Anise seed usually tastes sharper and more direct. The licorice note lands fast and can take over a recipe if you use too much. Fennel seed is sweeter, rounder, and a bit softer. It still has that familiar aroma, but it feels less pointed.

That’s why anise seed often fits cookies, cakes, candies, liqueurs, and old-school bakery recipes. Fennel seed has a wider savory range. It works well in Italian sausage, pork rubs, tomato sauces, roasted vegetables, and some breads. It can still go sweet, but its comfort zone is broader.

Heat changes them a bit too. Toasted fennel seed turns warmer and fuller. Anise gets punchier when crushed, so a mortar or spice grinder can wake it up in a hurry. If a recipe already has a lot of sugar or fat, fennel tends to blend in more gently, while anise tends to stand out.

That difference is why cooks who “know” these spices still keep both. One gives you a clear licorice snap. The other gives you sweetness with more room for the rest of the dish.

How To Tell Them Apart At A Glance

  • Size: Fennel seeds are bigger and longer.
  • Color: Fennel leans green to yellow-green; anise leans tan to gray-brown.
  • Flavor: Anise tastes tighter and stronger; fennel tastes softer and sweeter.
  • Best fit: Anise shines in sweets and drinks; fennel moves easily between sweet and savory food.

Once you know those four cues, you can usually name the seed before you even taste it.

Side-By-Side Differences That Matter In The Kitchen

Trait Anise Seed Fennel Seed
Plant source Pimpinella anisum Foeniculum vulgare
Seed size Small and compact Larger and plumper
Color Tan to gray-brown Green to yellow-green
Aroma Sharp licorice note Sweet licorice with a softer edge
Flavor strength More forceful Milder and rounder
Sweet dishes Cookies, candies, liqueurs Cakes, breads, tea blends
Savory dishes Used, but less often Sausage, pork, sauces, vegetables
Swap result Can make food taste sharper Can make food taste softer and less pointed

This is where most cooking mistakes happen. People swap them one for one and expect no change. You can do that in a pinch, but the result is rarely identical. Anise can dominate. Fennel can fade into the background. Neither outcome is wrong, though it may not be what the recipe writer had in mind.

When You Can Swap One For The Other

You can substitute anise seed and fennel seed when the spice plays a background role and the dish already has a lot going on. A sausage mix with garlic, chile, and black pepper can absorb that change. A rustic cookie dough with citrus zest and sugar may still taste good with either seed.

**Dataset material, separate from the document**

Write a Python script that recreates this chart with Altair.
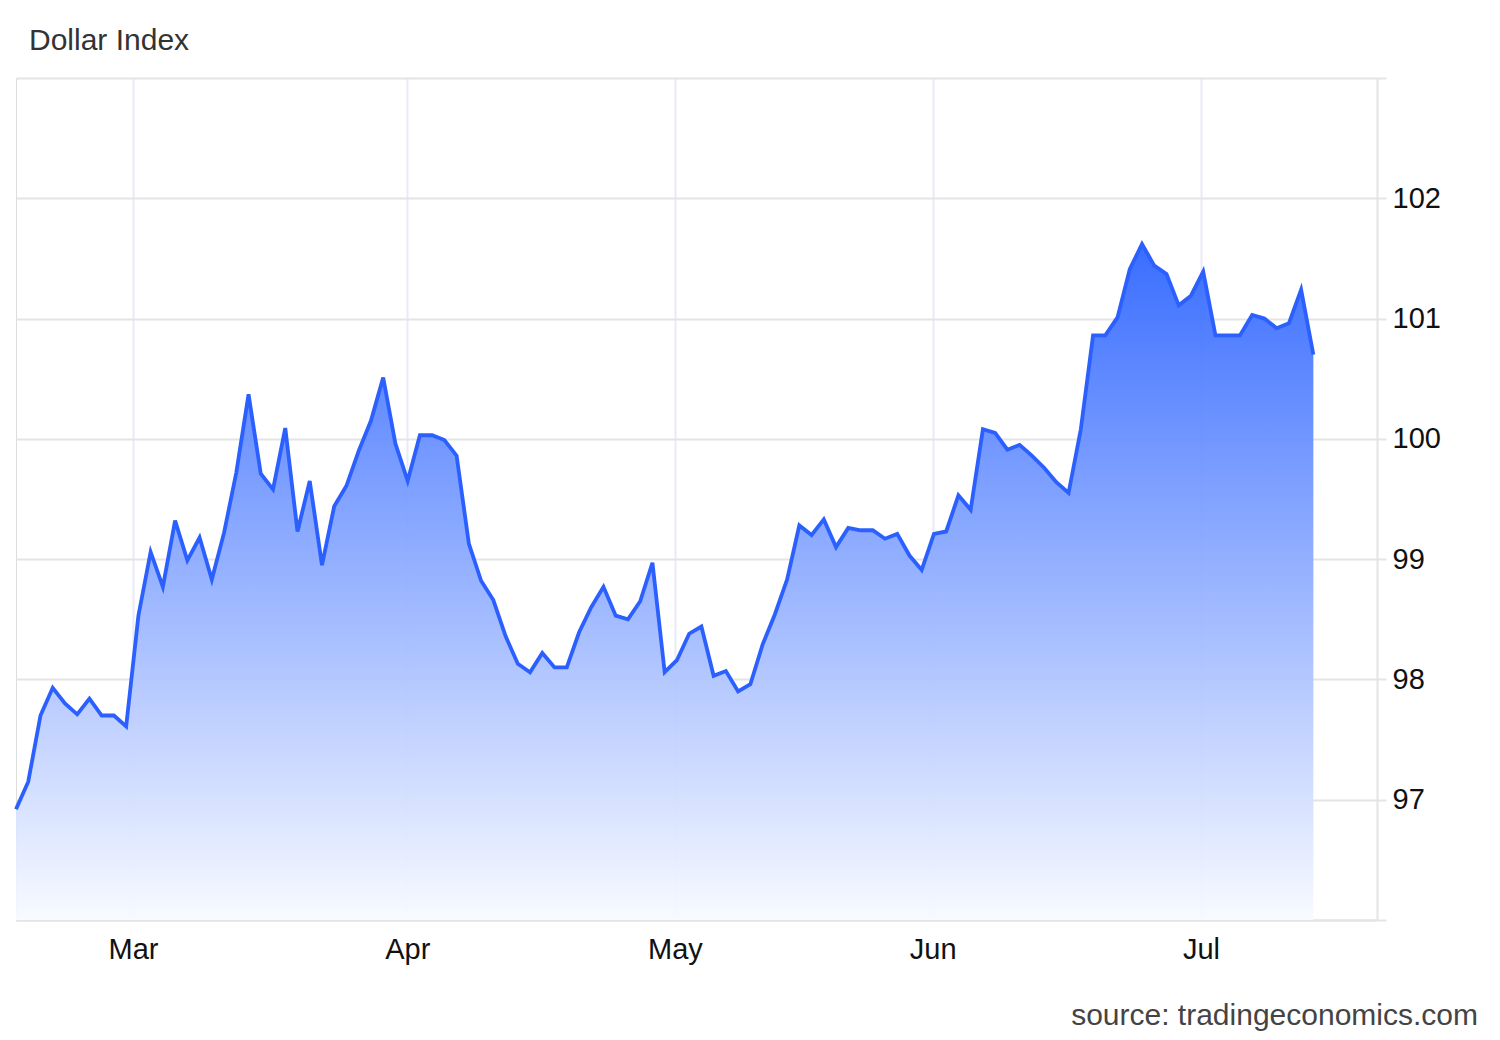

Use a light hand if you swap anise for fennel. Start with less anise than the recipe asks for in fennel, then taste if the dish allows it. Going the other way is safer. Fennel rarely crashes a recipe, but it may not bring the same lift.

  • Swap fennel for anise in breads, cookies, spice rubs, and tea blends when you want a softer finish.
  • Swap anise for fennel in small amounts when the dish needs a firmer licorice note.
  • Crush either seed just before cooking if the aroma feels dull from age.

If the recipe is built around that flavor, don’t assume a swap will pass unnoticed. Biscotti made for anise will taste different with fennel. Italian sausage made for fennel can taste oddly narrow with anise.

When The Swap Fails

The swap is weak in recipes where the seed is one of the main flavor notes. That includes anisette-style sweets, fennel-heavy sausages, and dishes where the spice is meant to be chewed and noticed. In those cases, the seed’s own character matters more than the family resemblance.

It also falls apart when visual texture matters. Whole fennel seeds stay chunkier in a crust or sausage. Whole anise seeds are smaller, so the bite changes.

Flavor Pairings That Suit Each Seed Best

Anise seed likes sugar, citrus peel, cinnamon, clove, almond, and spirits. It belongs in recipes where you want a clean, old-world bakery feel. Think biscotti, springerle, pfeffernüsse, syrups, and hard candy.

Fennel seed gets along with garlic, pork, tomato, olive oil, cabbage, beans, orange, and warm chile heat. It can still sit in sweets, yet it is more at home in dinner than anise is. That makes it the handier seed for many home cooks.

There’s also a nutrition angle, though it won’t decide the swap on its own. Seeds from this group bring fiber and trace minerals in small amounts, but recipes usually use teaspoons, not cups. So flavor should drive your choice. If you want a data-backed food database for spice entries, USDA keeps that in FoodData Central.

Cooking Goal Better Pick Why It Fits
Italian sausage Fennel seed Sweet, warm flavor sits well with pork and garlic
Biscotti or cookies Anise seed Sharper note cuts through sugar and butter
Herbal tea Either, based on taste Fennel is softer; anise is more direct
Roasted vegetables Fennel seed Blends well without stealing the dish
Old-style candy Anise seed Brings the classic black-licorice edge

Buying, Storing, And Using Them Well

Buy whole seeds if you can. Ground spice fades faster, and these two rely on aroma more than brute force. A whole seed kept in a sealed jar, away from heat and light, will hold its character longer and give you more control.

Toast fennel seed briefly when you want depth in savory food. Crush anise seed when you want its scent to bloom in dough or syrup. Those two small steps can make an older jar taste fresh again.

If your spice drawer has one mystery jar and you can’t tell which seed is inside, chew a single seed. Fennel will usually taste sweeter and friendlier. Anise lands with a cleaner, firmer licorice hit.

What To Remember Before You Reach For A Jar

Anise seeds and fennel seeds are cousins, not copies. They overlap enough to rescue a recipe, but not enough to be invisible in every dish. Pick anise when you want a bolder, sharper licorice note. Pick fennel when you want sweetness with more room for savory food.

That one distinction is what saves you from the usual kitchen guesswork. Same family. Same general flavor lane. Different seed, different feel, different job.